Огромную фотографию яснополянского графа Леша сделал тоже сам. Ксерил, клеил на картон. Многие теперь идут в библиотеку, чтобы только посидеть рядом с самим Толстым. Заодно и книжки полистают. А Леше больше и не надо. "Если возьмут раз - уже не оторвутся, по себе знаю. Я вот в интернете книги совершенно не могу читать. Мне надо пощупать их, осознать, что они настоящие, а значит, и то, что внутри - тоже настоящее".
Отойдя от Толстого, натыкаюсь на дверь музея Луки Кисловского.
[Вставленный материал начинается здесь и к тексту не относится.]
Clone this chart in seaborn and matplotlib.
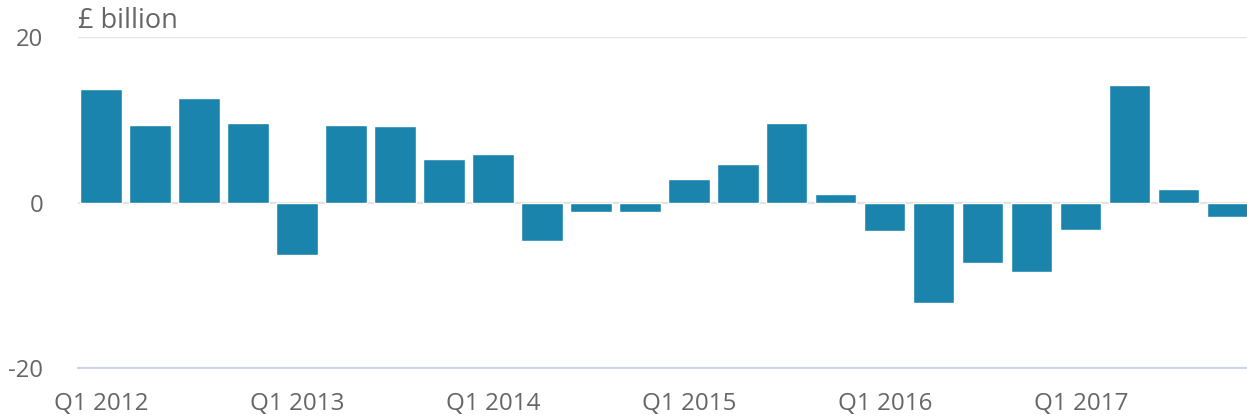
import numpy as np
import pandas as pd
import matplotlib.pyplot as plt
import seaborn as sns

years = ['2012', '2013', '2014', '2015', '2016', '2017']
quarters = [f'Q{q} {y}' for y in years for q in range(1, 5)]
values = [13.7, 9.4, 12.6, 9.6,
          -6.3, 9.4, 9.2, 5.2,
          5.9, -4.6, -1.1, -1.1,
          2.9, 4.6, 9.6, 1.0,
          -3.5, -12.2, -7.3, -8.4,
          -3.3, 14.2, 1.6, -1.8]
y_ticks = [-20, 0, 20]

df = pd.DataFrame({'quarter': quarters, 'value': values})

sns.set_style('white')
plt.rcParams['font.family'] = ['Open Sans', 'DejaVu Sans']
plt.rcParams['axes.unicode_minus'] = False

fig = plt.figure(figsize=(12.47, 4.18), dpi=100)
ax = fig.add_axes([0.0625, 0.1196, 0.9375, 0.7919])

sns.barplot(data=df, x='quarter', y='value', order=quarters, color='#1a84ad',
            saturation=1, width=0.84, ax=ax)

ax.set_ylim(-20, 20)
ax.set_xlim(-0.47, 23.39)
ax.set_yticks(y_ticks)
ax.yaxis.grid(True, color='#e3e3e3', linewidth=1.6)
ax.set_axisbelow(True)

q1_pos = list(range(0, len(quarters), 4))
ax.set_xticks(q1_pos)
ax.set_xticklabels([quarters[i] for i in q1_pos])

for side in ['top', 'right', 'left']:
    ax.spines[side].set_visible(False)
ax.spines['bottom'].set_color('#ccd6eb')
ax.spines['bottom'].set_linewidth(1.5)

ax.tick_params(axis='x', length=14.4, width=1.5, color='#ccd6eb', pad=3,
               labelsize=17.4, labelcolor='#666666')
ax.tick_params(axis='y', length=0, pad=25, labelsize=17.2, labelcolor='#666666')
ax.set_xlabel('')
ax.set_ylabel('')

fig.text(0.0625, 0.95, '£ billion', fontsize=19.5, color='#666666', va='center', ha='left')

fig.savefig('out.png', dpi=100)
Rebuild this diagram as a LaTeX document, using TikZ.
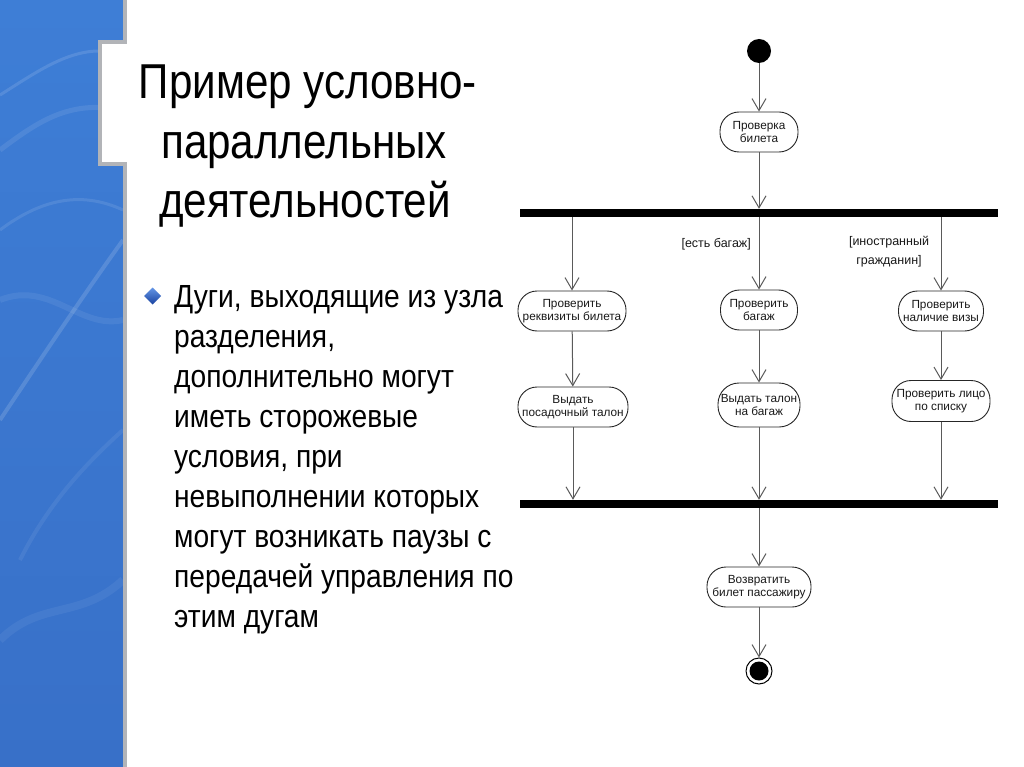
\documentclass[tikz,border=0pt]{standalone}
\usepackage{fontspec}
\setmainfont{Liberation Sans}
\newfontfamily\titlefont[FakeStretch=0.86]{Liberation Sans}
\newfontfamily\bulletfont[FakeStretch=0.88]{Liberation Sans}
\usetikzlibrary{arrows.meta,shapes.geometric}
\definecolor{bandtop}{RGB}{62,126,214}
\definecolor{bandbot}{RGB}{56,112,200}
\definecolor{bandline}{RGB}{178,180,184}
\definecolor{conn}{RGB}{90,90,90}
\definecolor{diamlight}{RGB}{100,150,230}
\definecolor{diamdark}{RGB}{25,65,160}
\tikzset{
  titletext/.style={font=\titlefont\fontsize{49}{59}\selectfont, anchor=base, inner sep=0pt},
  bullettext/.style={font=\bulletfont\fontsize{32}{40}\selectfont, anchor=base west, inner sep=0pt},
  actbox/.style={draw=black!85, line width=0.9pt, rounded corners=19pt, minimum height=40pt,
    align=center, inner sep=1pt, font=\fontsize{11.8}{13}\selectfont, text=black!90},
  bar/.style={fill=black, draw=none, minimum height=8pt, inner sep=0pt},
  guard/.style={font=\fontsize{12.5}{19}\selectfont, align=center, inner sep=0pt, text=black!90},
  flow/.style={draw=conn, line width=1pt, -{Straight Barb[length=12pt,width=14pt]}},
}
\begin{document}
\begin{tikzpicture}[x=1pt,y=-1pt]
\useasboundingbox (0,0) rectangle (1024,767);
\fill[white] (0,0) rectangle (1024,767);
% left blue band
\shade[top color=bandtop, bottom color=bandbot]
  (0,0) -- (123,0) -- (123,42) -- (100,42) -- (100,164) -- (123,164) -- (123,767) -- (0,767) -- cycle;
\begin{scope}
  \clip (0,0) -- (123,0) -- (123,42) -- (100,42) -- (100,164) -- (123,164) -- (123,767) -- (0,767) -- cycle;
  \draw[white, opacity=0.12, line width=3pt] (0,95) .. controls (40,70) and (80,40) .. (123,55);
  \draw[white, opacity=0.09, line width=5pt] (0,150) .. controls (40,120) and (70,100) .. (123,110);
  \draw[white, opacity=0.10, line width=3pt] (0,230) .. controls (40,200) and (80,190) .. (123,210);
  \draw[white, opacity=0.14, line width=4pt] (0,420) .. controls (40,360) and (80,300) .. (123,240);
  \draw[white, opacity=0.07, line width=6pt] (0,300) .. controls (50,280) and (80,330) .. (123,320);
  \draw[white, opacity=0.07, line width=4pt] (20,560) .. controls (50,500) and (90,460) .. (123,430);
  \draw[white, opacity=0.06, line width=8pt] (0,640) .. controls (40,600) and (80,620) .. (123,580);
\end{scope}
\draw[bandline, line width=4pt] (124.5,0) -- (124.5,42) -- (100,42) -- (100,164) -- (124.5,164) -- (124.5,767);
% title
\node[titletext] (t1) at (308,99) {Пример условно-};
\node[titletext] (t2) at (304,159) {параллельных};
\node[titletext] (t3) at (305,218) {деятельностей};
% bullet
\shade[top color=diamlight, bottom color=diamdark]
  (144,296) -- (152.5,287.5) -- (161,296) -- (152.5,304.5) -- cycle;
\node[bullettext] (b1) at (174,307) {Дуги, выходящие из узла};
\node[bullettext] (b2) at (174,347) {разделения,};
\node[bullettext] (b3) at (174,387) {дополнительно могут};
\node[bullettext] (b4) at (174,427) {иметь сторожевые};
\node[bullettext] (b5) at (174,467) {условия, при};
\node[bullettext] (b6) at (174,507) {невыполнении которых};
\node[bullettext] (b7) at (174,547) {могут возникать паузы с};
\node[bullettext] (b8) at (174,587) {передачей управления по};
\node[bullettext] (b9) at (174,627) {этим дугам};
% diagram
\node[circle, fill=black, minimum size=24pt, inner sep=0pt] (start) at (759,51) {};
\node[actbox, minimum width=78pt] (chk) at (759,132) {Проверка\\билета};
\node[bar, minimum width=478pt] (fork) at (759,213) {};
\node[actbox, minimum width=108pt] (r1a) at (572,311) {Проверить\\реквизиты билета};
\node[actbox, minimum width=77pt] (r1b) at (759,310) {Проверить\\багаж};
\node[actbox, minimum width=85pt] (r1c) at (941,311) {Проверить\\наличие визы};
\node[actbox, minimum width=110pt] (r2a) at (573,407) {Выдать\\посадочный талон};
\node[actbox, minimum width=82pt, minimum height=44pt, rounded corners=21pt] (r2b) at (759,405) {Выдать талон\\на багаж};
\node[actbox, minimum width=98pt, minimum height=41pt] (r2c) at (941,401) {Проверить лицо\\по списку};
\node[bar, minimum width=478pt] (join) at (759,504) {};
\node[actbox, minimum width=104pt] (ret) at (759,587) {Возвратить\\билет пассажиру};
\node[circle, draw=black, line width=1pt, minimum size=26pt, inner sep=0pt] (final) at (759,671) {};
\node[circle, fill=black, minimum size=19pt, inner sep=0pt] (finaldot) at (final.center) {};
\node[guard, anchor=east] (g1) at (751,244) {[есть багаж]};
\node[guard] (g2) at (889,252) {[иностранный\\гражданин]};
% connectors
\draw[flow] (start) -- (chk);
\draw[flow] (chk) -- (chk |- fork.north);
\draw[flow] (fork.south -| r1a) -- (r1a);
\draw[flow] (fork.south -| r1b) -- (r1b);
\draw[flow] (fork.south -| r1c) -- (r1c);
\draw[flow] (r1a) -- (r2a);
\draw[flow] (r1b) -- (r2b);
\draw[flow] (r1c) -- (r2c);
\draw[flow] (r2a) -- (r2a |- join.north);
\draw[flow] (r2b) -- (r2b |- join.north);
\draw[flow] (r2c) -- (r2c |- join.north);
\draw[flow] (join.south -| ret) -- (ret);
\draw[flow] (ret) -- (final);
\end{tikzpicture}
\end{document}
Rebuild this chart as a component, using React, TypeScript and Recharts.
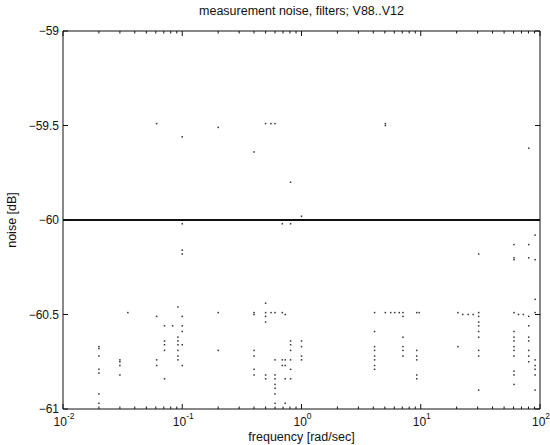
import { ComposedChart, Scatter, Line, XAxis, YAxis } from 'recharts';

// frequency columns [rad/sec] and the noise samples [dB] found at each
const colFreqs = [
  0.02, 0.03, 0.035, 0.061, 0.071, 0.083, 0.092, 0.1, 0.2, 0.4, 0.5, 0.555, 0.6, 0.69, 0.73, 0.81, 1,
  4.1, 5.05, 5.6, 6.05, 6.6, 7.1, 9.25, 9.7, 20.5, 22.5, 25, 27.5, 30.6, 60.5, 66, 72.5, 80.4, 91,
];
const colNoise = [
  [-60.67, -60.68, -60.72, -60.79, -60.81, -60.92, -60.97],
  [-60.74, -60.75, -60.77, -60.82],
  [-60.49],
  [-59.49, -60.51, -60.74, -60.77],
  [-60.56, -60.64, -60.66, -60.69, -60.84],
  [-60.56],
  [-60.46, -60.62, -60.64, -60.66, -60.69, -60.72, -60.74],
  [-59.56, -60.02, -60.16, -60.18, -60.51, -60.56, -60.59, -60.66, -60.77],
  [-59.51, -60.49, -60.69],
  [-59.64, -60.49, -60.5, -60.69, -60.72, -60.79, -60.82],
  [-59.49, -60.44, -60.49, -60.51, -60.54, -60.82, -60.84],
  [-59.49, -60.49],
  [-59.49, -60.49, -60.74, -60.82, -60.84, -60.87, -60.89, -60.92, -60.97],
  [-60.02, -60.49, -60.74, -60.77],
  [-60.5, -60.74, -60.77, -60.84, -60.97],
  [-59.8, -60.02, -60.64, -60.66, -60.69, -60.74, -60.79, -60.84],
  [-59.98, -60.64, -60.67, -60.72, -60.74],
  [-60.49, -60.59, -60.67, -60.69, -60.72, -60.74, -60.77, -60.79],
  [-59.49, -59.5, -60.49],
  [-60.49],
  [-60.49],
  [-60.49],
  [-60.49, -60.51, -60.62, -60.67, -60.69, -60.72],
  [-60.49, -60.69, -60.72, -60.74, -60.82, -60.84],
  [-60.49],
  [-60.49, -60.67],
  [-60.5],
  [-60.5],
  [-60.5],
  [-60.18, -60.49, -60.51, -60.54, -60.56, -60.59, -60.62, -60.69, -60.72, -60.9],
  [-60.13, -60.2, -60.21, -60.49, -60.59, -60.62, -60.64, -60.67, -60.69, -60.72, -60.8, -60.82, -60.87],
  [-60.5],
  [-60.5],
  [-59.62, -60.13, -60.2, -60.51, -60.56, -60.62, -60.64, -60.69, -60.72, -60.75],
  [-60.08, -60.21, -60.42, -60.49, -60.74, -60.77, -60.79, -60.82, -60.9],
];

// the filter noise level
const lineFreqs = [0.01, 100];
const lineNoise = [-60, -60];

const majorTicks = [0.01, 0.1, 1, 10, 100];
const minorSteps = [2, 3, 4, 5, 6, 7, 8, 9];
const yTicks = [-61, -60.5, -60, -59.5, -59];

const xTicks = [
  ...majorTicks,
  ...majorTicks.slice(0, -1).flatMap((d) => minorSteps.map((m) => +(d * m).toPrecision(3))),
].sort((a, b) => a - b);

const dots = colFreqs.flatMap((f, i) => colNoise[i].map((v) => ({ f, v })));
const line = lineFreqs.map((f, i) => ({ f, v: lineNoise[i] }));

const FONT = "'Liberation Sans', Arial, Helvetica, sans-serif";
const INK = '#111';

const isMajor = (v: number) => majorTicks.some((m) => Math.abs(m - v) < 1e-9);

function BottomTick(props: any) {
  const { x, y, payload } = props;
  const major = isMajor(payload.value);
  const exp = Math.round(Math.log10(payload.value));
  return (
    <g>
      <line x1={x} x2={x} y1={y} y2={y - (major ? 5 : 2.5)} stroke={INK} strokeWidth={1} />
      {major && (
        <text x={x + 1} y={y + 17} textAnchor="middle" fontFamily={FONT} fontSize={12} fill={INK}>
          10
          <tspan dy={-7} fontSize={8.5}>
            {exp}
          </tspan>
        </text>
      )}
    </g>
  );
}

function TopTick(props: any) {
  const { x, y, payload } = props;
  const major = isMajor(payload.value);
  return <line x1={x} x2={x} y1={y} y2={y + (major ? 5 : 2.5)} stroke={INK} strokeWidth={1} />;
}

function LeftTick(props: any) {
  const { x, y, payload } = props;
  return (
    <g>
      <line x1={x} x2={x + 5} y1={y} y2={y} stroke={INK} strokeWidth={1} />
      <text
        x={x - 4}
        y={y}
        textAnchor="end"
        dominantBaseline="central"
        fontFamily={FONT}
        fontSize={12}
        fill={INK}
      >
        {String(payload.value).replace('-', '\u2212')}
      </text>
    </g>
  );
}

function RightTick(props: any) {
  const { x, y } = props;
  return <line x1={x} x2={x - 5} y1={y} y2={y} stroke={INK} strokeWidth={1} />;
}

function Dot(props: any) {
  const { cx, cy } = props;
  return <rect x={cx - 0.75} y={cy - 0.75} width={1.5} height={1.5} fill="#333" />;
}

export default function App() {
  return (
    <div style={{ position: 'absolute', left: 0, top: 0, width: 550, height: 445, background: '#fff' }}>
      <ComposedChart width={550} height={445} margin={{ top: 30, right: 9, bottom: 35, left: 62 }}>
        <XAxis
          xAxisId="b"
          dataKey="f"
          type="number"
          scale="log"
          domain={[0.01, 100]}
          allowDataOverflow
          ticks={xTicks}
          interval={0}
          height={1}
          tickSize={0}
          tickMargin={0}
          tickLine={false}
          axisLine={{ stroke: INK }}
          tick={<BottomTick />}
        />
        <XAxis
          xAxisId="t"
          orientation="top"
          dataKey="f"
          type="number"
          scale="log"
          domain={[0.01, 100]}
          allowDataOverflow
          ticks={xTicks}
          interval={0}
          height={1}
          tickSize={0}
          tickMargin={0}
          tickLine={false}
          axisLine={{ stroke: INK }}
          tick={<TopTick />}
        />
        <YAxis
          yAxisId="l"
          dataKey="v"
          type="number"
          domain={[-61, -59]}
          allowDataOverflow
          ticks={yTicks}
          interval={0}
          width={1}
          tickSize={0}
          tickMargin={0}
          tickLine={false}
          axisLine={{ stroke: INK }}
          tick={<LeftTick />}
        />
        <YAxis
          yAxisId="r"
          orientation="right"
          dataKey="v"
          type="number"
          domain={[-61, -59]}
          allowDataOverflow
          ticks={yTicks}
          interval={0}
          width={1}
          tickSize={0}
          tickMargin={0}
          tickLine={false}
          axisLine={{ stroke: INK }}
          tick={<RightTick />}
        />
        <Line
          xAxisId="b"
          yAxisId="l"
          data={line}
          dataKey="v"
          stroke={INK}
          strokeWidth={1.8}
          dot={false}
          isAnimationActive={false}
        />
        <Scatter
          xAxisId="b"
          yAxisId="l"
          data={dots}
          dataKey="v"
          shape={<Dot />}
          isAnimationActive={false}
        />
      </ComposedChart>
      <div
        style={{
          position: 'absolute',
          left: 63,
          width: 477,
          top: 5,
          lineHeight: '13px',
          textAlign: 'center',
          fontFamily: FONT,
          fontSize: 12.5,
          color: INK,
        }}
      >
        measurement noise, filters; V88..V12
      </div>
      <div
        style={{
          position: 'absolute',
          left: 63,
          width: 477,
          top: 431,
          lineHeight: '13px',
          textAlign: 'center',
          fontFamily: FONT,
          fontSize: 12.5,
          color: INK,
        }}
      >
        frequency [rad/sec]
      </div>
      <div
        style={{
          position: 'absolute',
          left: 12,
          top: 220,
          lineHeight: '13px',
          transform: 'translate(-50%, -50%) rotate(-90deg)',
          whiteSpace: 'nowrap',
          fontFamily: FONT,
          fontSize: 12.5,
          color: INK,
        }}
      >
        noise [dB]
      </div>
    </div>
  );
}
Махонькая комнатка, в которой стол, стулья, шкаф. Все XIX века. "Да где ж вы все купили?" - восклицаю от удивления. Алексей смеется: "На мою крохотную зарплату не разбежишься. В Тверь, в архив, не могу лишний раз съездить, денег на автобус нет, а вы - купили... В деревнях на чердаках нашел! Отреставрировал, привел в порядок. Но это ладно. Вы на камень посмотрите, вон справа, я его несколько часов на санках по снегу пер, в темноте. Вот это было да!"
Обычная, ну совсем ничем не примечательная глыба известняка. "А зачем она здесь?" - вырывается у меня.
Боевой лазер режет меня напополам вторично. Я прямо чувствую, как его луч во мне шурует.
- Да это ж камень из фундамента усадьбы Кисловских!!! - чуть не задыхается от возмущения Пронин. На моем лице тут же появляется выражение крайней важности и самого камня, и способа его доставки.
- Лосей и кабанов не подавите, когда обратно поедете, они у нас тут доверчивые! - напутствует Алексей.
Я немного обижаюсь: а если в столкновении с рогатым лосем я пострадаю, это как, ничего? Он улыбается: вас, журналистов, пруд пруди, а зверья осталось немного. И тут же сам начинает собираться. "Домой?" - спрашиваю. Машет рукой: "Какое... В соседнюю деревню, к бабуле одной. Надо ей книгу занести, она заказывала - про любовь. Тут недалеко, километров шесть".